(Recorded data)
================================

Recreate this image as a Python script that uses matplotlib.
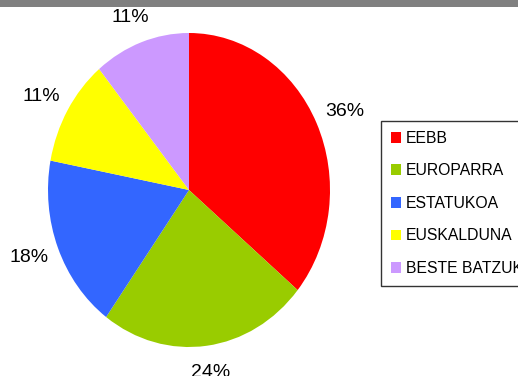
import numpy as np
import matplotlib.pyplot as plt
from matplotlib.patches import Rectangle, Patch

plt.rcParams['font.family'] = ['Liberation Sans', 'DejaVu Sans']

# shares by group
labels = ['EEBB', 'EUROPARRA', 'ESTATUKOA', 'EUSKALDUNA', 'BESTE BATZUK']
shares = [36, 24, 18, 11, 11]
colors = ['#FF0000', '#99CC00', '#3366FF', '#FFFF00', '#CC99FF']

W, H = 518, 376
fig = plt.figure(figsize=(W / 100, H / 100), dpi=100)

# grey strip along the top edge
fig.patches.append(Rectangle((0, 1 - 7 / H), 1, 7 / H, transform=fig.transFigure,
                             facecolor='#808080', edgecolor='none'))

# pie is stretched vertically, so the axes box is taller than wide
ax = fig.add_axes([48 / W, (H - 347) / H, 282 / W, 314 / H])
wedges, texts, autotexts = ax.pie(shares, colors=colors, startangle=90, counterclock=False,
                                  autopct='%.0f%%', pctdistance=1.0,
                                  wedgeprops=dict(linewidth=0),
                                  textprops=dict(fontsize=14, color='black'))
ax.set_aspect('auto')
ax.set_xlim(-1, 1)
ax.set_ylim(-1, 1)

# push percentage labels out past the rim (wider sideways than up/down)
for t in autotexts:
    x, y = t.get_position()
    t.set_position((x * 1.22, y * 1.17))
    t.set_clip_on(False)

handles = [Patch(facecolor=c, edgecolor='none') for c in colors]
leg = fig.legend(handles, labels, loc='upper left', bbox_to_anchor=(381 / W, 1 - 121 / H),
                 fontsize=11.3, frameon=True, fancybox=False, borderaxespad=0,
                 handlelength=0.68, handleheight=0.68, handletextpad=0.3,
                 labelspacing=1.12, borderpad=0.62)
leg.get_frame().set_edgecolor('black')
leg.get_frame().set_linewidth(1.0)

fig.savefig('out.png', dpi=100)
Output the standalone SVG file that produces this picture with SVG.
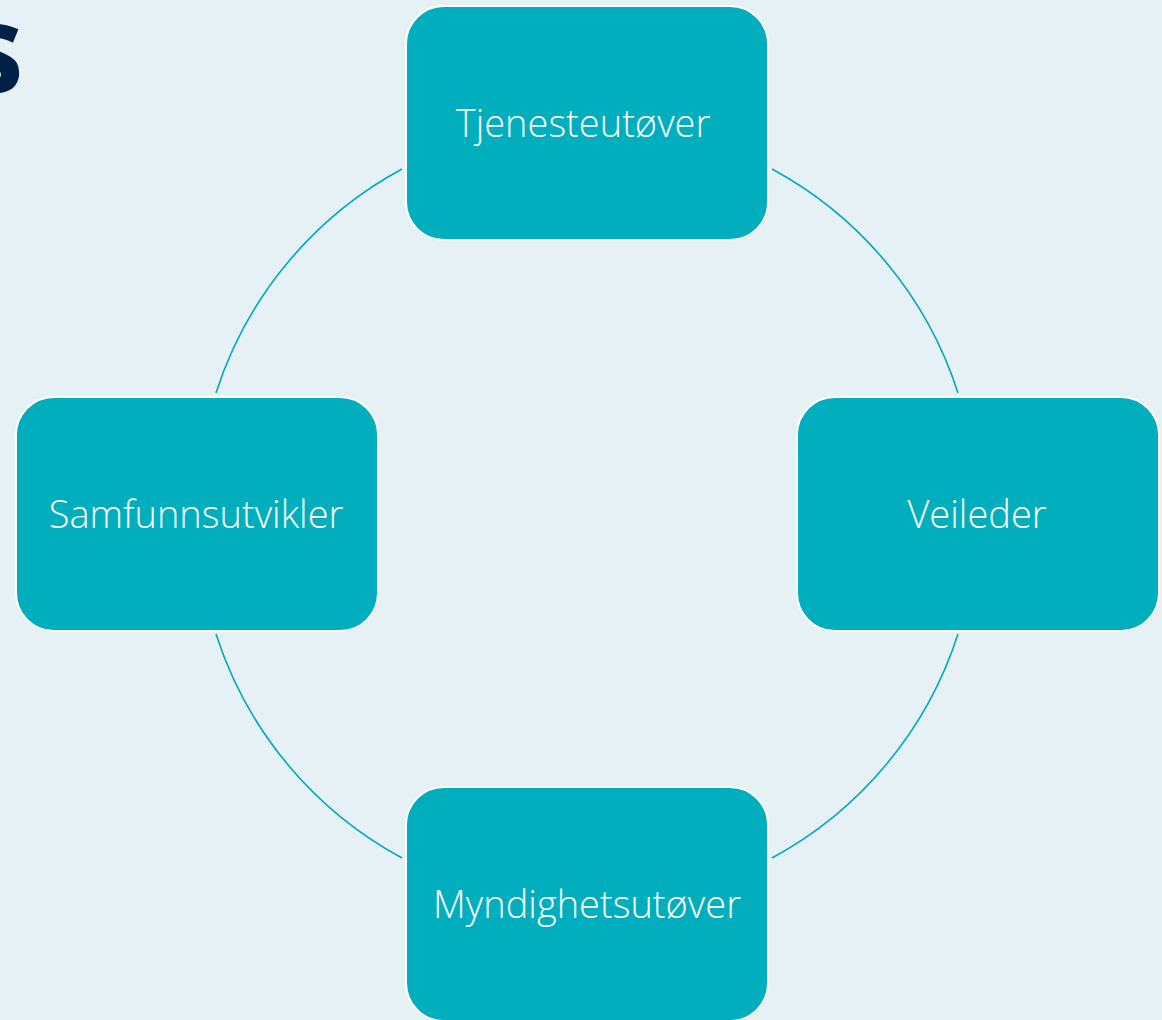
<svg xmlns="http://www.w3.org/2000/svg" width="1162" height="1020" viewBox="0 0 1162 1020">
<style>
.bg{fill:#E6F1F6}
.box{fill:#00AEBD;stroke:#FFFFFF;stroke-width:2}
.lbl{fill:#FFFFFF;font-family:"Open Sans","Liberation Sans",sans-serif;font-weight:300;font-size:38px;text-anchor:middle}
.arc{fill:none;stroke:#00A9B8;stroke-width:1.6}
.title{fill:#002147;font-family:"Open Sans","Liberation Sans",sans-serif;font-weight:700;font-size:124px;text-anchor:end}
</style>
<rect class="bg" x="0" y="0" width="1162" height="1020"/>
<text class="title" x="24" y="93">s</text>
<g id="connectors">
<path class="arc" d="M772,169 A390,390 0 0 1 958,393"/>
<path class="arc" d="M958,634 A390,390 0 0 1 772,858"/>
<path class="arc" d="M402,858 A390,390 0 0 1 216,634"/>
<path class="arc" d="M216,393 A390,390 0 0 1 402,169"/>
</g>
<g id="node-tjenesteutover">
<rect class="box" x="406" y="6" width="362" height="234" rx="38"/>
<text class="lbl" x="583" y="137">Tjenesteutøver</text>
</g>
<g id="node-veileder">
<rect class="box" x="797" y="397" width="362" height="234" rx="38"/>
<text class="lbl" x="977" y="528">Veileder</text>
</g>
<g id="node-myndighetsutover">
<rect class="box" x="406" y="787" width="362" height="234" rx="38"/>
<text class="lbl" x="587" y="918">Myndighetsutøver</text>
</g>
<g id="node-samfunnsutvikler">
<rect class="box" x="16" y="397" width="362" height="234" rx="38"/>
<text class="lbl" x="196" y="528">Samfunnsutvikler</text>
</g>
</svg>
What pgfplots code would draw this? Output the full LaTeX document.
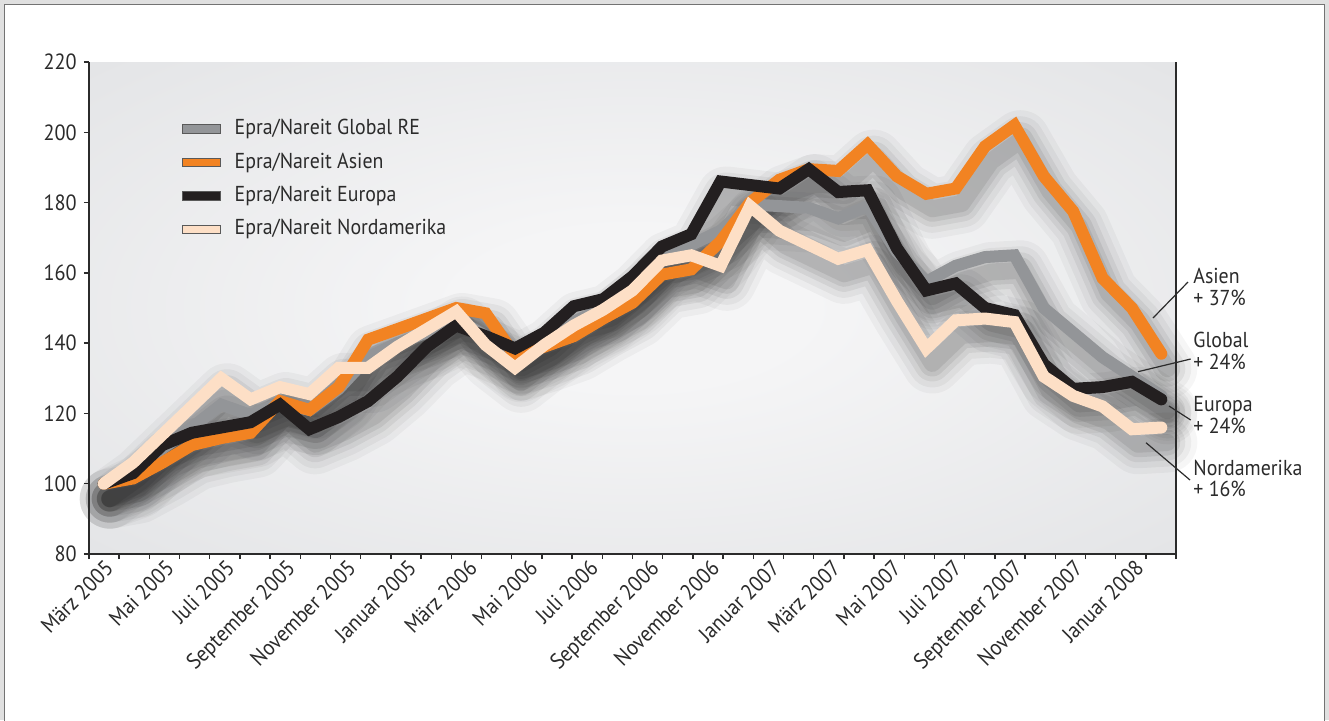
\documentclass[border=0pt]{standalone}
\usepackage{pgfplots}
\pgfplotsset{compat=1.18}
\usepackage{pgfplotstable}
\usepackage{fontspec}
\setmainfont{PT Sans}[FakeStretch=0.92]
\definecolor{cGlobal}{HTML}{939598}
\definecolor{cAsien}{HTML}{F28322}
\definecolor{cEuropa}{HTML}{231F20}
\definecolor{cNord}{HTML}{FDDFC6}
\definecolor{txt}{HTML}{2B2B2B}
\definecolor{bgin}{HTML}{F5F5F6}
\definecolor{bgmid}{HTML}{E4E5E7}
\definecolor{bgout}{HTML}{D8D9DB}
\pgfdeclareradialshading{bgshade}{\pgfpoint{0bp}{0bp}}{color(0bp)=(bgin); color(8bp)=(bgin); color(35bp)=(bgmid); color(55bp)=(bgout); color(75bp)=(bgout)}

% x = month index (0 = Maerz 2005), v = index value
\pgfplotstableread{
j v
0 100
1 104
2 110
3 116
4 122.5
5 119.5
6 123
7 121
8 127
9 136
10 140
11 143
12 147
13 142
14 136
15 140
16 146
17 150
18 157
19 164
20 168
21 172
22 179.5
23 179
24 178.5
25 175.5
26 179
27 166
28 157.5
29 162
30 164.5
31 165
32 150
33 143
34 136
35 130.5
36 125
}\tGlobal
\pgfplotstableread{
j v
0 100
1 101.5
2 106
3 111
4 113
5 114.5
6 123.5
7 121
8 127.5
9 141
10 144
11 147
12 150
13 148.5
14 136.5
15 139
16 142
17 147
18 151.5
19 159.5
20 161
21 169
22 180
23 186.5
24 189.5
25 189
26 196.5
27 187.5
28 182.5
29 184
30 196
31 202
32 187.5
33 177.5
34 158.5
35 150
36 137
}\tAsien
\pgfplotstableread{
j v
0 100
1 103
2 111
3 114.5
4 116
5 117.5
6 122.5
7 115.5
8 119
9 123.5
10 130.5
11 139
12 145
13 142
14 138.5
15 143
16 150.5
17 152.5
18 159
19 167.5
20 171
21 186
22 185
23 184
24 189.5
25 183
26 183.5
27 167
28 155
29 157
30 150
31 148
32 134
33 127
34 127.5
35 129
36 124
}\tEuropa
\pgfplotstableread{
j v
0 100
1 106
2 114
3 122
4 130
5 124
6 127.5
7 125.5
8 133
9 133
10 139
11 144
12 149
13 139.5
14 133
15 139.5
16 145
17 149.5
18 155
19 163.5
20 165
21 162
22 179
23 172
24 168
25 164
26 166.5
27 152
28 138.5
29 146.5
30 147
31 146
32 130.5
33 125
34 122
35 115.5
36 116
}\tNord

\pgfplotsset{
  shbase/.style={draw=black, xshift=3pt, yshift=-7.5pt, line cap=round, line join=round, forget plot},
  shA/.style={shbase, opacity=0.035, line width=30pt},
  shB/.style={shbase, opacity=0.045, line width=24pt},
  shC/.style={shbase, opacity=0.06, line width=18pt},
  shD/.style={shbase, opacity=0.07, line width=13pt},
  shE/.style={shbase, opacity=0.08, line width=8.5pt},
  mainline/.style={line width=6pt, line cap=round, line join=miter, miter limit=4},
}

\begin{document}
\begin{tikzpicture}
\begin{scope}[x=0.5pt,y=-0.5pt]
\path[use as bounding box] (0,0) rectangle (1329,720);
\fill[black!12] (0,0) rectangle (1329,720);
\filldraw[fill=white, draw=black!55, line width=0.75pt] (4.5,4.5) rectangle (1324.5,740);
\end{scope}
\begin{axis}[
  at={(44.5pt,-277pt)}, anchor=south west,
  scale only axis, width=543.5pt, height=246pt,
  xmin=-0.5, xmax=36.5, ymin=80, ymax=220,
  clip=false,
  axis line style={draw=none},
  axis background/.style={shade, shading=bgshade},
  tick pos=left, tick align=outside,
  major tick length=2.6pt,
  tick style={draw=txt, line width=0.7pt},
  ytick={80,100,...,220},
  xtick={-0.5,0.527777,...,36.51},
  xticklabels={},
  extra x ticks={0,2.0625,...,35.1},
  extra x tick labels={März 2005,Mai 2005,Juli 2005,September 2005,November 2005,Januar 2005,März 2006,Mai 2006,Juli 2006,September 2006,November 2006,Januar 2007,März 2007,Mai 2007,Juli 2007,September 2007,November 2007,Januar 2008},
  extra x tick style={major tick length=0pt, tick label style={rotate=45, anchor=north east, inner sep=1.5pt}},
  /pgf/number format/assume math mode=true,
  tick label style={font=\fontsize{11}{12}\selectfont, text=txt},
  legend style={at={(0.0853,0.7618)}, anchor=west, draw=none, fill=none,
    font=\fontsize{10.8}{12}\selectfont, text=txt, inner sep=0pt, outer sep=0pt,
    row sep=6.2pt, column sep=7pt,
    nodes={inner sep=0pt, text height=8pt, text depth=2.5pt}},
  legend cell align=left,
  legend image code/.code={\filldraw[#1, line width=0.5pt, draw=black!65, line join=miter] (0pt,-2.1pt) rectangle (19pt,2.1pt);},
]
% soft shadows
\addplot[shA] table[x=j,y=v] {\tGlobal};
\addplot[shA] table[x=j,y=v] {\tAsien};
\addplot[shA] table[x=j,y=v] {\tEuropa};
\addplot[shA] table[x=j,y=v] {\tNord};
\addplot[shB] table[x=j,y=v] {\tGlobal};
\addplot[shB] table[x=j,y=v] {\tAsien};
\addplot[shB] table[x=j,y=v] {\tEuropa};
\addplot[shB] table[x=j,y=v] {\tNord};
\addplot[shC] table[x=j,y=v] {\tGlobal};
\addplot[shC] table[x=j,y=v] {\tAsien};
\addplot[shC] table[x=j,y=v] {\tEuropa};
\addplot[shC] table[x=j,y=v] {\tNord};
\addplot[shD] table[x=j,y=v] {\tGlobal};
\addplot[shD] table[x=j,y=v] {\tAsien};
\addplot[shD] table[x=j,y=v] {\tEuropa};
\addplot[shD] table[x=j,y=v] {\tNord};
\addplot[shE] table[x=j,y=v] {\tGlobal};
\addplot[shE] table[x=j,y=v] {\tAsien};
\addplot[shE] table[x=j,y=v] {\tEuropa};
\addplot[shE] table[x=j,y=v] {\tNord};
% lines
\addplot[mainline, color=cGlobal] table[x=j,y=v] {\tGlobal};
\addlegendentry{Epra/Nareit Global RE}
\addplot[mainline, color=cAsien] table[x=j,y=v] {\tAsien};
\addlegendentry{Epra/Nareit Asien}
\addplot[mainline, color=cEuropa] table[x=j,y=v] {\tEuropa};
\addlegendentry{Epra/Nareit Europa}
\addplot[mainline, color=cNord] table[x=j,y=v] {\tNord};
\addlegendentry{Epra/Nareit Nordamerika}
% axis frame (left, bottom, right)
\draw[txt, line width=0.7pt] (rel axis cs:0,1) -- (rel axis cs:0,0) -- (rel axis cs:1,0) -- (rel axis cs:1,1);
\end{axis}
\begin{scope}[x=0.5pt,y=-0.5pt, every node/.style={font=\fontsize{10.8}{12}\selectfont, text=txt, anchor=base west, inner sep=0pt}]
\node at (1193,283) {Asien};
\node at (1193,305) {+ 37\%};
\node at (1193,347) {Global};
\node at (1193,369) {+ 24\%};
\node at (1193,411.7) {Europa};
\node at (1193,433) {+ 24\%};
\node at (1193,475) {Nordamerika};
\node at (1193,496.7) {+ 16\%};
\draw[txt, line width=0.6pt] (1153,318) -- (1188,282);
\draw[txt, line width=0.6pt] (1138,371.7) -- (1190.7,359);
\draw[txt, line width=0.6pt] (1169,406) -- (1190.7,420);
\draw[txt, line width=0.6pt] (1146,442.7) -- (1190,480);
\end{scope}
\end{tikzpicture}
\end{document}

================================

**The request:**
Write out nothing but the lines from the start of the data through the line with "ax.set_ylim(-1, 1)". Leave out the pictures.

**Correct result:**
Recreate this image as a Python script that uses matplotlib.
import numpy as np
import matplotlib.pyplot as plt
from matplotlib.patches import Rectangle, Patch

plt.rcParams['font.family'] = ['Liberation Sans', 'DejaVu Sans']

# shares by group
labels = ['EEBB', 'EUROPARRA', 'ESTATUKOA', 'EUSKALDUNA', 'BESTE BATZUK']
shares = [36, 24, 18, 11, 11]
colors = ['#FF0000', '#99CC00', '#3366FF', '#FFFF00', '#CC99FF']

W, H = 518, 376
fig = plt.figure(figsize=(W / 100, H / 100), dpi=100)

# grey strip along the top edge
fig.patches.append(Rectangle((0, 1 - 7 / H), 1, 7 / H, transform=fig.transFigure,
                             facecolor='#808080', edgecolor='none'))

# pie is stretched vertically, so the axes box is taller than wide
ax = fig.add_axes([48 / W, (H - 347) / H, 282 / W, 314 / H])
wedges, texts, autotexts = ax.pie(shares, colors=colors, startangle=90, counterclock=False,
                                  autopct='%.0f%%', pctdistance=1.0,
                                  wedgeprops=dict(linewidth=0),
                                  textprops=dict(fontsize=14, color='black'))
ax.set_aspect('auto')
ax.set_xlim(-1, 1)
ax.set_ylim(-1, 1)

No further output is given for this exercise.